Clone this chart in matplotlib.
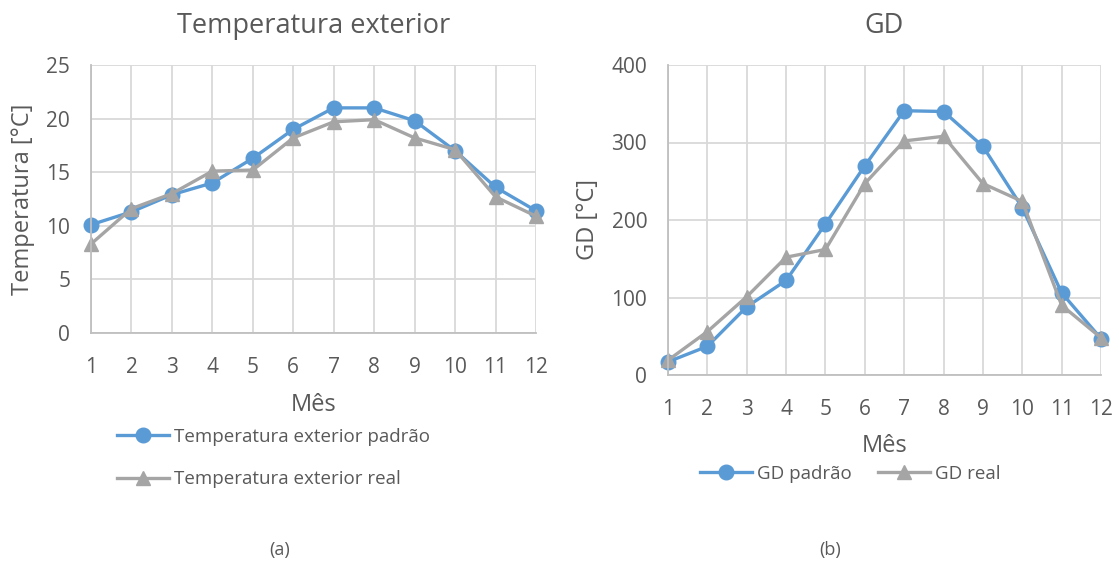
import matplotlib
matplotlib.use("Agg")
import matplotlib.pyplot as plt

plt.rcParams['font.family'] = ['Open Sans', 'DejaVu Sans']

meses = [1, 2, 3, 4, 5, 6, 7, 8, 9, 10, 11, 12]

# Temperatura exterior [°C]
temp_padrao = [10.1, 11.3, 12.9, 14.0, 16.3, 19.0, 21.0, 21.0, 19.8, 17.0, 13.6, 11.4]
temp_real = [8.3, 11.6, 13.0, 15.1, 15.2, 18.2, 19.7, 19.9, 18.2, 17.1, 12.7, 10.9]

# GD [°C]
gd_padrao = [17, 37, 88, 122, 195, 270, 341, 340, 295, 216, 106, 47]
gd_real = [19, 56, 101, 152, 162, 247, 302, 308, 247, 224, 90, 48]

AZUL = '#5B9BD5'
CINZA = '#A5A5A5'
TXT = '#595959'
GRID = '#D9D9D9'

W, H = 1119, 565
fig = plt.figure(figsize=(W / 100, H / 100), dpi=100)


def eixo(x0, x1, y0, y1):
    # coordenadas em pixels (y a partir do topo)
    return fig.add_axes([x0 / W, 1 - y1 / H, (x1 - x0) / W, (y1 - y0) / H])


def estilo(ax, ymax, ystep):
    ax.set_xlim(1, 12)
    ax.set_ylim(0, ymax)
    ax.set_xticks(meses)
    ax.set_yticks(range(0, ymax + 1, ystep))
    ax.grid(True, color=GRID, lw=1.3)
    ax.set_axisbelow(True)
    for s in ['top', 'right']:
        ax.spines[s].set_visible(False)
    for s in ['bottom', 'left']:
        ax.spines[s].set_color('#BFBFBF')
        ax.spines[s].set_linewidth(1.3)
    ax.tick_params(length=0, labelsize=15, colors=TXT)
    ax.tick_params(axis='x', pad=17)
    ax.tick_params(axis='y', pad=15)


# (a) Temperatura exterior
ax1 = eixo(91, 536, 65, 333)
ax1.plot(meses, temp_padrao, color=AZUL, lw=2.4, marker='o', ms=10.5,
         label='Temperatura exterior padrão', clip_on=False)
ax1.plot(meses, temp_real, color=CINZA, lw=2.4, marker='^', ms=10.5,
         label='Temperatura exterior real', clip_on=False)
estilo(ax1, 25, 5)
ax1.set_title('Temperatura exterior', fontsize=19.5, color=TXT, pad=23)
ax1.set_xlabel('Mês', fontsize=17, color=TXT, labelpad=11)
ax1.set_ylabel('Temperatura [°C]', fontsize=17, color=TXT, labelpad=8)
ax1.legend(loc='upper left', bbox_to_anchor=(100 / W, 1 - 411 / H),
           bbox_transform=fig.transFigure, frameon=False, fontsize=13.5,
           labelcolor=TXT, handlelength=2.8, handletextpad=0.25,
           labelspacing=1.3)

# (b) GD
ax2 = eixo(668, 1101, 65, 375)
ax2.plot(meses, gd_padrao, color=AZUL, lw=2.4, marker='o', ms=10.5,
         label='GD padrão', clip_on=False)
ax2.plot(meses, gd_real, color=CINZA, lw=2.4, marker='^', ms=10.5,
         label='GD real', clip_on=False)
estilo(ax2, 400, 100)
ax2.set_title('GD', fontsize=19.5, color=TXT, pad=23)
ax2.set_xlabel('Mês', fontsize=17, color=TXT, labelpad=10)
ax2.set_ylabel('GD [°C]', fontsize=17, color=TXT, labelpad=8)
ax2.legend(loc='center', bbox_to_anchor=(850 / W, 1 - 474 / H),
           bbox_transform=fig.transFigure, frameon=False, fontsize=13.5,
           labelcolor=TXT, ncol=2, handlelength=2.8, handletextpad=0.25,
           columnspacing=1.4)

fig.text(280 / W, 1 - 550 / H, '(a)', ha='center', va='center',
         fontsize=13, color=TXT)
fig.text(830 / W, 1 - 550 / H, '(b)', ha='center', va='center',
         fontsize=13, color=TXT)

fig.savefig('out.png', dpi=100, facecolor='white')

---

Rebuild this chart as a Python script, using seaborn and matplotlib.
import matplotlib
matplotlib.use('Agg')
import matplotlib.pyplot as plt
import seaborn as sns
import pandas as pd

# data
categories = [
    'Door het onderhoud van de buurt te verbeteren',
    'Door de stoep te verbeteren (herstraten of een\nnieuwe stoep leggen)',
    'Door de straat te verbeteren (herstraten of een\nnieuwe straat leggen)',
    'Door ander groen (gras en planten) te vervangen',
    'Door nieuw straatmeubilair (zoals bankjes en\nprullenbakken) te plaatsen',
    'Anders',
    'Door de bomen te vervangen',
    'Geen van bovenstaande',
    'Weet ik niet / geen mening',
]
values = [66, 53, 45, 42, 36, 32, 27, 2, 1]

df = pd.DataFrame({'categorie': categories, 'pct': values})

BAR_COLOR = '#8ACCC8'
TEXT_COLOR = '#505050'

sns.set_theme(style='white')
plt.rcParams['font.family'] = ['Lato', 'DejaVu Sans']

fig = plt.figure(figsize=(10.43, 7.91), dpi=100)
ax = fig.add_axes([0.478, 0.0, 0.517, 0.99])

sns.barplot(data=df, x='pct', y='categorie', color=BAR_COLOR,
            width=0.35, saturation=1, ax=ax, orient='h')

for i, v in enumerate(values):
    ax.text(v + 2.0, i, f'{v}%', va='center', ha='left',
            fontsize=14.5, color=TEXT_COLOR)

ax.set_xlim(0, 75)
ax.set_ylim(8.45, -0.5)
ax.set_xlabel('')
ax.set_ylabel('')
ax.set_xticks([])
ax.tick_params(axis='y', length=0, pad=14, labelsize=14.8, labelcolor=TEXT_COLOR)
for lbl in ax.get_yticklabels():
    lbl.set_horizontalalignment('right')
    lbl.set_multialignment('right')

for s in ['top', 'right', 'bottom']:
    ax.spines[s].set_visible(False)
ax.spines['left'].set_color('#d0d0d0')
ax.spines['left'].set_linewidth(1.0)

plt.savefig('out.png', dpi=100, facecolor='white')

--

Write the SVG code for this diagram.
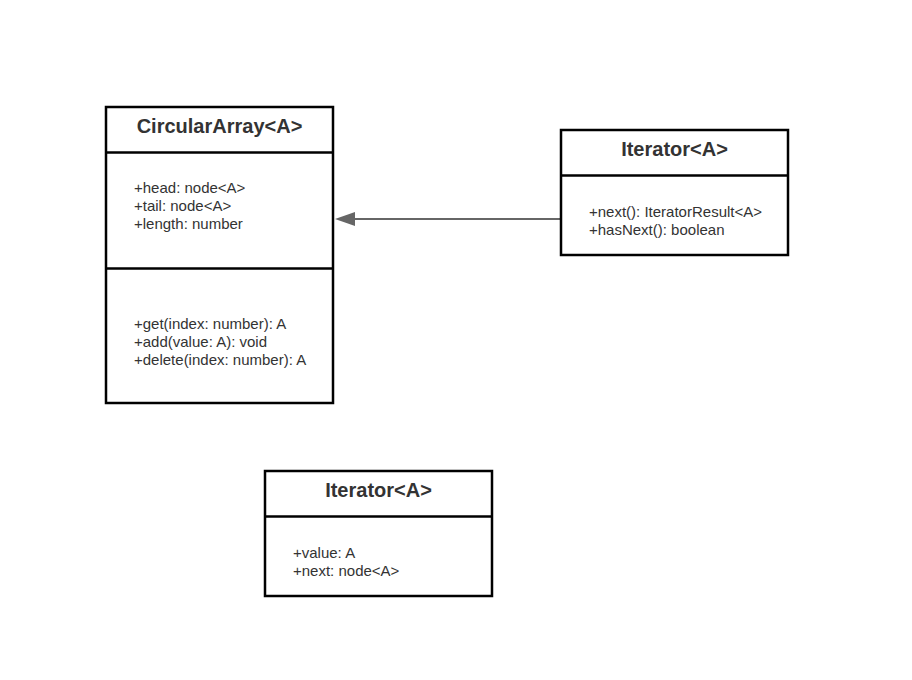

## SHORT EXERCISE
Leave the pictures out and print, exactly as written, every line from the one holding "Clone this chart in matplotlib." down to the one holding "return fig.add_axes([x0 /", both of those included.

## THE COMPLETED TASK
Clone this chart in matplotlib.
import matplotlib
matplotlib.use("Agg")
import matplotlib.pyplot as plt

plt.rcParams['font.family'] = ['Open Sans', 'DejaVu Sans']

meses = [1, 2, 3, 4, 5, 6, 7, 8, 9, 10, 11, 12]

# Temperatura exterior [°C]
temp_padrao = [10.1, 11.3, 12.9, 14.0, 16.3, 19.0, 21.0, 21.0, 19.8, 17.0, 13.6, 11.4]
temp_real = [8.3, 11.6, 13.0, 15.1, 15.2, 18.2, 19.7, 19.9, 18.2, 17.1, 12.7, 10.9]

# GD [°C]
gd_padrao = [17, 37, 88, 122, 195, 270, 341, 340, 295, 216, 106, 47]
gd_real = [19, 56, 101, 152, 162, 247, 302, 308, 247, 224, 90, 48]

AZUL = '#5B9BD5'
CINZA = '#A5A5A5'
TXT = '#595959'
GRID = '#D9D9D9'

W, H = 1119, 565
fig = plt.figure(figsize=(W / 100, H / 100), dpi=100)


def eixo(x0, x1, y0, y1):
    # coordenadas em pixels (y a partir do topo)
    return fig.add_axes([x0 / W, 1 - y1 / H, (x1 - x0) / W, (y1 - y0) / H])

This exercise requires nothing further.